Şimdi bakınca bundan tam iki yıl önce yazılmış bu metin çok eksik görünüyor gözüme. O uğursuz gecenin karanlıklarında verilen amansız mücadelenin eşsiz manzaralarından çok az iz var burada. Fakat biliyorum ki o gece tanık olduğumuz yüce kavga, kelimelerin tasvir edebileceklerinin çok ötesinde derinliklere, ulviliklere sahip.
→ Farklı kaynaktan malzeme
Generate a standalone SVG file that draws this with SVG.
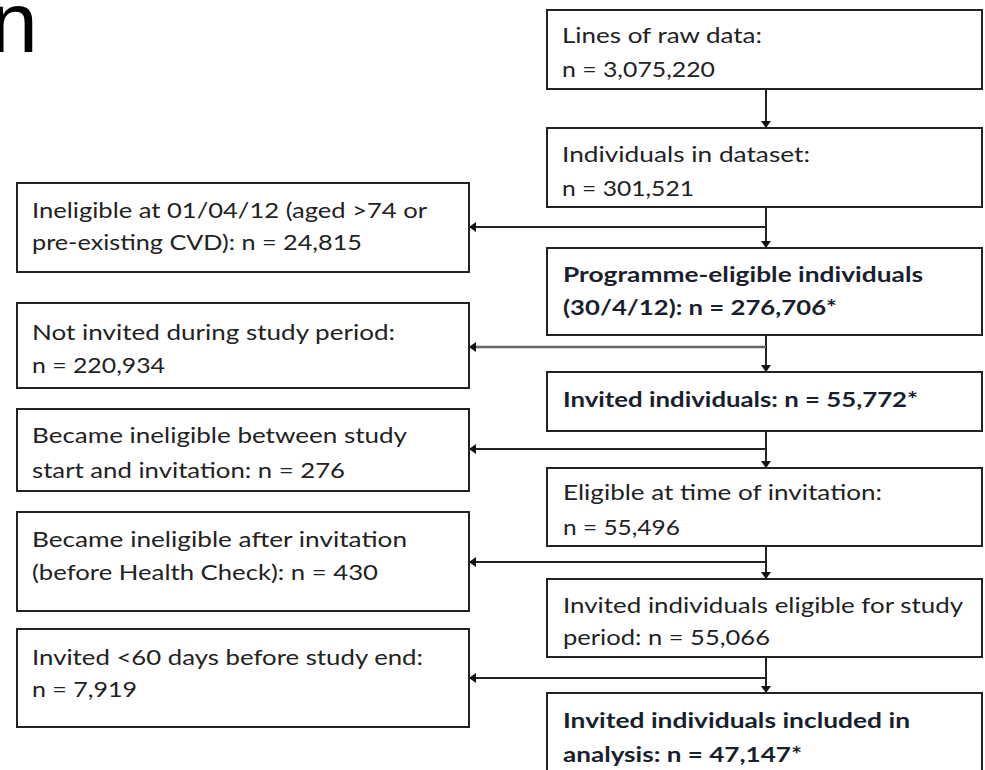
<svg xmlns="http://www.w3.org/2000/svg" width="985" height="770" viewBox="0 0 985 770">
<style>
.box{fill:#fff;stroke:#222;stroke-width:2}
.t{font-family:Lato,"Liberation Sans",sans-serif;font-size:21px;fill:#222}
.b{font-weight:bold;fill:#1a1f2e}
.c{stroke:#222;stroke-width:2;fill:none}
.g{stroke:#666;stroke-width:2.5}
.title{font-family:"Liberation Sans",Arial,sans-serif;font-size:86px;fill:#000}
</style>
<defs>
<marker id="arr" viewBox="0 0 7 10" refX="7" refY="5" markerWidth="7" markerHeight="10" markerUnits="userSpaceOnUse" orient="auto">
<path d="M0,0 L7,5 L0,10 z" fill="#111"/>
</marker>
</defs>
<rect width="985" height="770" fill="#fff"/>
<text class="title" x="-10" y="52">n</text>

<g id="connectors">
<line class="c" x1="766" y1="89" x2="766" y2="128" marker-end="url(#arr)"/>
<line class="c" x1="766" y1="207" x2="766" y2="248" marker-end="url(#arr)"/>
<line class="c" x1="766" y1="227" x2="469" y2="227" marker-end="url(#arr)"/>
<line class="c" x1="766" y1="335" x2="766" y2="372" marker-end="url(#arr)"/>
<line class="c g" x1="766" y1="347" x2="469" y2="347" marker-end="url(#arr)"/>
<line class="c" x1="766" y1="431" x2="766" y2="468" marker-end="url(#arr)"/>
<line class="c" x1="766" y1="449" x2="469" y2="449" marker-end="url(#arr)"/>
<line class="c" x1="766" y1="546" x2="766" y2="579" marker-end="url(#arr)"/>
<line class="c" x1="766" y1="562" x2="469" y2="562" marker-end="url(#arr)"/>
<line class="c" x1="766" y1="657" x2="766" y2="693" marker-end="url(#arr)"/>
<line class="c" x1="766" y1="678" x2="469" y2="678" marker-end="url(#arr)"/>
</g>

<g id="raw">
<rect class="box" x="547" y="10" width="435" height="79"/>
<text class="t" x="562" y="43" textLength="200" lengthAdjust="spacingAndGlyphs">Lines of raw data:</text>
<text class="t" x="562" y="77" textLength="153" lengthAdjust="spacingAndGlyphs">n = 3,075,220</text>
</g>
<g id="dataset">
<rect class="box" x="547" y="128" width="435" height="79"/>
<text class="t" x="562" y="162" textLength="248" lengthAdjust="spacingAndGlyphs">Individuals in dataset:</text>
<text class="t" x="562" y="196" textLength="132" lengthAdjust="spacingAndGlyphs">n = 301,521</text>
</g>
<g id="progeligible">
<rect class="box" x="547" y="248" width="435" height="87"/>
<text class="t b" x="563" y="282" textLength="360" lengthAdjust="spacingAndGlyphs">Programme-eligible individuals</text>
<text class="t b" x="563" y="315" textLength="274" lengthAdjust="spacingAndGlyphs">(30/4/12): n = 276,706*</text>
</g>
<g id="invited">
<rect class="box" x="547" y="372" width="435" height="59"/>
<text class="t b" x="563" y="407" textLength="355" lengthAdjust="spacingAndGlyphs">Invited individuals: n = 55,772*</text>
</g>
<g id="eligibleinv">
<rect class="box" x="547" y="468" width="435" height="78"/>
<text class="t" x="563" y="500" textLength="319" lengthAdjust="spacingAndGlyphs">Eligible at time of invitation:</text>
<text class="t" x="563" y="535" textLength="117" lengthAdjust="spacingAndGlyphs">n = 55,496</text>
</g>
<g id="eligiblestudy">
<rect class="box" x="547" y="579" width="435" height="78"/>
<text class="t" x="563" y="613" textLength="400" lengthAdjust="spacingAndGlyphs">Invited individuals eligible for study</text>
<text class="t" x="563" y="645" textLength="207" lengthAdjust="spacingAndGlyphs">period: n = 55,066</text>
</g>
<g id="included">
<rect class="box" x="547" y="693" width="435" height="90"/>
<text class="t b" x="563" y="728" textLength="347" lengthAdjust="spacingAndGlyphs">Invited individuals included in</text>
<text class="t b" x="563" y="762" textLength="239" lengthAdjust="spacingAndGlyphs">analysis: n = 47,147*</text>
</g>

<g id="ineligible0104">
<rect class="box" x="17" y="183" width="452" height="89"/>
<text class="t" x="32" y="218" textLength="395" lengthAdjust="spacingAndGlyphs">Ineligible at 01/04/12 (aged &gt;74 or</text>
<text class="t" x="32" y="250" textLength="330" lengthAdjust="spacingAndGlyphs">pre-existing CVD): n = 24,815</text>
</g>
<g id="notinvited">
<rect class="box" x="17" y="303" width="452" height="85"/>
<text class="t" x="32" y="340" textLength="363" lengthAdjust="spacingAndGlyphs">Not invited during study period:</text>
<text class="t" x="32" y="373" textLength="133" lengthAdjust="spacingAndGlyphs">n = 220,934</text>
</g>
<g id="inelig_before">
<rect class="box" x="17" y="409" width="452" height="82"/>
<text class="t" x="32" y="443" textLength="375" lengthAdjust="spacingAndGlyphs">Became ineligible between study</text>
<text class="t" x="32" y="478" textLength="313" lengthAdjust="spacingAndGlyphs">start and invitation: n = 276</text>
</g>
<g id="inelig_after">
<rect class="box" x="17" y="512" width="452" height="99"/>
<text class="t" x="32" y="547" textLength="375" lengthAdjust="spacingAndGlyphs">Became ineligible after invitation</text>
<text class="t" x="32" y="580" textLength="346" lengthAdjust="spacingAndGlyphs">(before Health Check): n = 430</text>
</g>
<g id="late">
<rect class="box" x="17" y="629" width="452" height="98"/>
<text class="t" x="32" y="665" textLength="391" lengthAdjust="spacingAndGlyphs">Invited &lt;60 days before study end:</text>
<text class="t" x="32" y="697" textLength="105" lengthAdjust="spacingAndGlyphs">n = 7,919</text>
</g>
</svg>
Daima hatırlanacak o soylu döğüşün yanında o güne dair yazılmış her şey sadece yan yana, üst üste istiflenmiş basit ve kuru kelimelerden ibaret kalıyor. 15 Temmuz, bu toprakları vatan yapan o kutsal bilincin ette kemiğe bürünerek bir kez daha yaşama iradesini ortaya koymasıydı. 15 Temmuz varoluş iddiamızın her şeye karşı sürdüğünü ve süreceğini; bu iddiayı muhafaza eden gözü pek insanları olduğunu tüm dünyaya gösterdi. Bu tabloyu borçlu olduğumuz tüm şehit ve gazilerimizi rahmet ve hürmetle anıyorum. Allah onlardan razı olsun.